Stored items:
━━━━━━

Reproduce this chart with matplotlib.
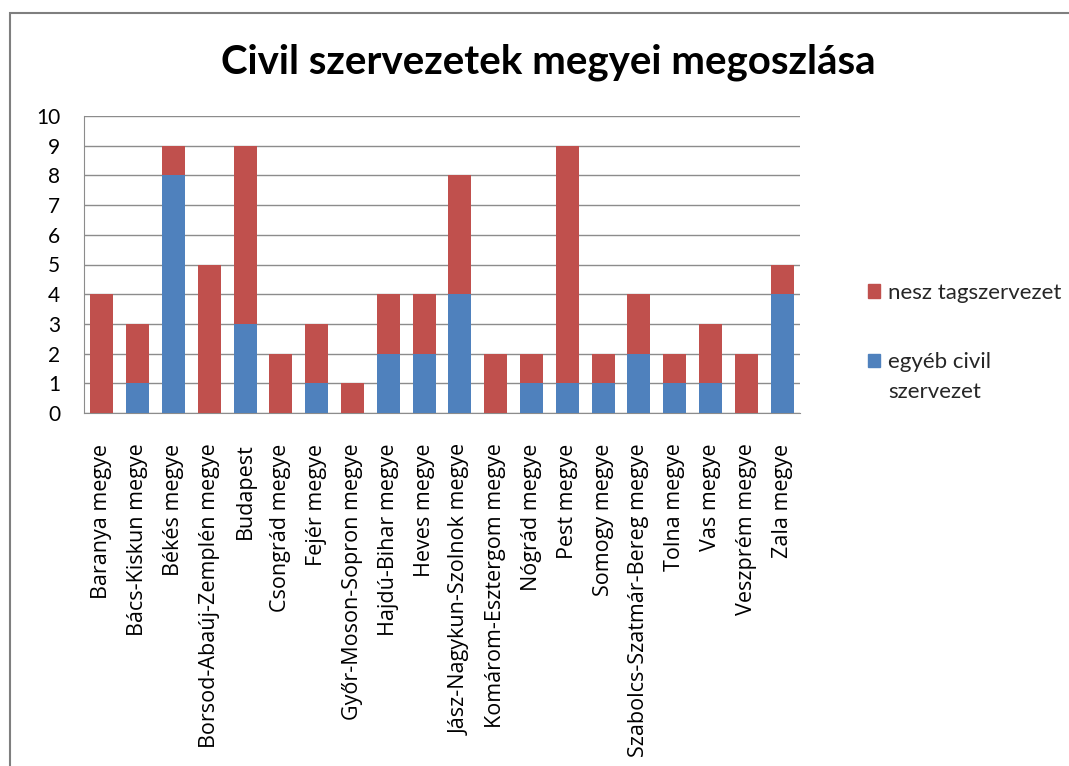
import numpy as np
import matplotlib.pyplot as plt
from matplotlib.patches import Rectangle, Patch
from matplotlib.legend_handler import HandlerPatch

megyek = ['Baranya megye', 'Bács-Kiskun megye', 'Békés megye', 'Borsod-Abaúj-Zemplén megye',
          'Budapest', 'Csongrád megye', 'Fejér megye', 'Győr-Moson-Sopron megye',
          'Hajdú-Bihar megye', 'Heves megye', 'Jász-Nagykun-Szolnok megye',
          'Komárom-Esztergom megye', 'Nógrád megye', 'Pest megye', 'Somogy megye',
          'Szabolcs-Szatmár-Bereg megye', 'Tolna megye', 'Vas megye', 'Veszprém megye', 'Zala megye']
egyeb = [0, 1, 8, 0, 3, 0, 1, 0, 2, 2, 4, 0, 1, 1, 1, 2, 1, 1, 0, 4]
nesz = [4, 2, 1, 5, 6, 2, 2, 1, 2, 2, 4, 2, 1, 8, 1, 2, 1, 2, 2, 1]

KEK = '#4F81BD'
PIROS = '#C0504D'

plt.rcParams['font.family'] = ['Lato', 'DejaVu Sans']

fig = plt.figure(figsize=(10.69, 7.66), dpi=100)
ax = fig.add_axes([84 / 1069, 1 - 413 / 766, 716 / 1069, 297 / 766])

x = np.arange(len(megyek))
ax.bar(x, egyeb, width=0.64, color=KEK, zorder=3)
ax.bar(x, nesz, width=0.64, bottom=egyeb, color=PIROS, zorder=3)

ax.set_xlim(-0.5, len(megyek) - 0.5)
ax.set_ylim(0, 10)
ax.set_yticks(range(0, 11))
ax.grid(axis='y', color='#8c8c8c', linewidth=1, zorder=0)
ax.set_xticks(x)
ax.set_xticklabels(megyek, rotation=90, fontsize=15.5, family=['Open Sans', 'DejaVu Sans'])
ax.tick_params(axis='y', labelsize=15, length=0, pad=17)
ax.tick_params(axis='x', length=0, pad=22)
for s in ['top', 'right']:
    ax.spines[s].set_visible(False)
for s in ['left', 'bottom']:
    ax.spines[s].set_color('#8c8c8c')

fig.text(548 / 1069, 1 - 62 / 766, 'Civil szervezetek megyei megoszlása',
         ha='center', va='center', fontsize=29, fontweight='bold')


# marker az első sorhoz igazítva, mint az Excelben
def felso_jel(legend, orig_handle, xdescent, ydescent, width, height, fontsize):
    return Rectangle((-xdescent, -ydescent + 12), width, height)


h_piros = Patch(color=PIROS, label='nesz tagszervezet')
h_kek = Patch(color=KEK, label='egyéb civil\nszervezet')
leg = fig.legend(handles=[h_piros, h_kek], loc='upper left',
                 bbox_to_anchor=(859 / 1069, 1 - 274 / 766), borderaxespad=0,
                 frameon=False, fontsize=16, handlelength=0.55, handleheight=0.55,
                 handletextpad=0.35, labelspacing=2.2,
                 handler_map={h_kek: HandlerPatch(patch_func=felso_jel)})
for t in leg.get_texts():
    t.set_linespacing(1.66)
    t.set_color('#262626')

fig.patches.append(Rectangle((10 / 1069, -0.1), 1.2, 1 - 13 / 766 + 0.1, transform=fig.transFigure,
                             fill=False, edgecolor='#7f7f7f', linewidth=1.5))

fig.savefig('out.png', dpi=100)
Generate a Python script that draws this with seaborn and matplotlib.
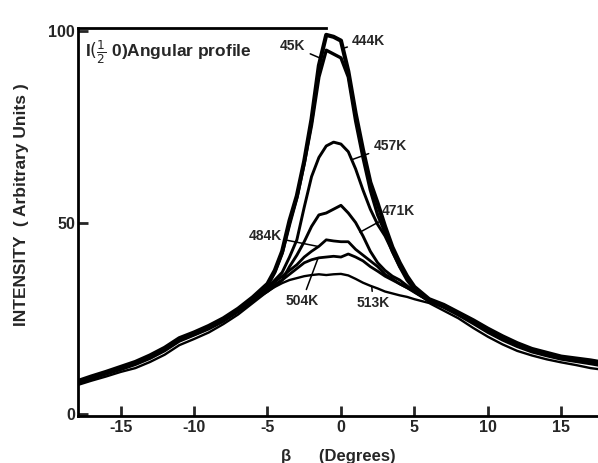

━━━━━━

* _Aim of the task_
Print the listing above in full, exactly as written. Omit any pictures.

* _The reply_
Reproduce this chart with matplotlib.
import numpy as np
import matplotlib.pyplot as plt
from matplotlib.patches import Rectangle, Patch
from matplotlib.legend_handler import HandlerPatch

megyek = ['Baranya megye', 'Bács-Kiskun megye', 'Békés megye', 'Borsod-Abaúj-Zemplén megye',
          'Budapest', 'Csongrád megye', 'Fejér megye', 'Győr-Moson-Sopron megye',
          'Hajdú-Bihar megye', 'Heves megye', 'Jász-Nagykun-Szolnok megye',
          'Komárom-Esztergom megye', 'Nógrád megye', 'Pest megye', 'Somogy megye',
          'Szabolcs-Szatmár-Bereg megye', 'Tolna megye', 'Vas megye', 'Veszprém megye', 'Zala megye']
egyeb = [0, 1, 8, 0, 3, 0, 1, 0, 2, 2, 4, 0, 1, 1, 1, 2, 1, 1, 0, 4]
nesz = [4, 2, 1, 5, 6, 2, 2, 1, 2, 2, 4, 2, 1, 8, 1, 2, 1, 2, 2, 1]

KEK = '#4F81BD'
PIROS = '#C0504D'

plt.rcParams['font.family'] = ['Lato', 'DejaVu Sans']

fig = plt.figure(figsize=(10.69, 7.66), dpi=100)
ax = fig.add_axes([84 / 1069, 1 - 413 / 766, 716 / 1069, 297 / 766])

x = np.arange(len(megyek))
ax.bar(x, egyeb, width=0.64, color=KEK, zorder=3)
ax.bar(x, nesz, width=0.64, bottom=egyeb, color=PIROS, zorder=3)

ax.set_xlim(-0.5, len(megyek) - 0.5)
ax.set_ylim(0, 10)
ax.set_yticks(range(0, 11))
ax.grid(axis='y', color='#8c8c8c', linewidth=1, zorder=0)
ax.set_xticks(x)
ax.set_xticklabels(megyek, rotation=90, fontsize=15.5, family=['Open Sans', 'DejaVu Sans'])
ax.tick_params(axis='y', labelsize=15, length=0, pad=17)
ax.tick_params(axis='x', length=0, pad=22)
for s in ['top', 'right']:
    ax.spines[s].set_visible(False)
for s in ['left', 'bottom']:
    ax.spines[s].set_color('#8c8c8c')

fig.text(548 / 1069, 1 - 62 / 766, 'Civil szervezetek megyei megoszlása',
         ha='center', va='center', fontsize=29, fontweight='bold')


# marker az első sorhoz igazítva, mint az Excelben
def felso_jel(legend, orig_handle, xdescent, ydescent, width, height, fontsize):
    return Rectangle((-xdescent, -ydescent + 12), width, height)


h_piros = Patch(color=PIROS, label='nesz tagszervezet')
h_kek = Patch(color=KEK, label='egyéb civil\nszervezet')
leg = fig.legend(handles=[h_piros, h_kek], loc='upper left',
                 bbox_to_anchor=(859 / 1069, 1 - 274 / 766), borderaxespad=0,
                 frameon=False, fontsize=16, handlelength=0.55, handleheight=0.55,
                 handletextpad=0.35, labelspacing=2.2,
                 handler_map={h_kek: HandlerPatch(patch_func=felso_jel)})
for t in leg.get_texts():
    t.set_linespacing(1.66)
    t.set_color('#262626')

fig.patches.append(Rectangle((10 / 1069, -0.1), 1.2, 1 - 13 / 766 + 0.1, transform=fig.transFigure,
                             fill=False, edgecolor='#7f7f7f', linewidth=1.5))

fig.savefig('out.png', dpi=100)
Generate a Python script that draws this with seaborn and matplotlib.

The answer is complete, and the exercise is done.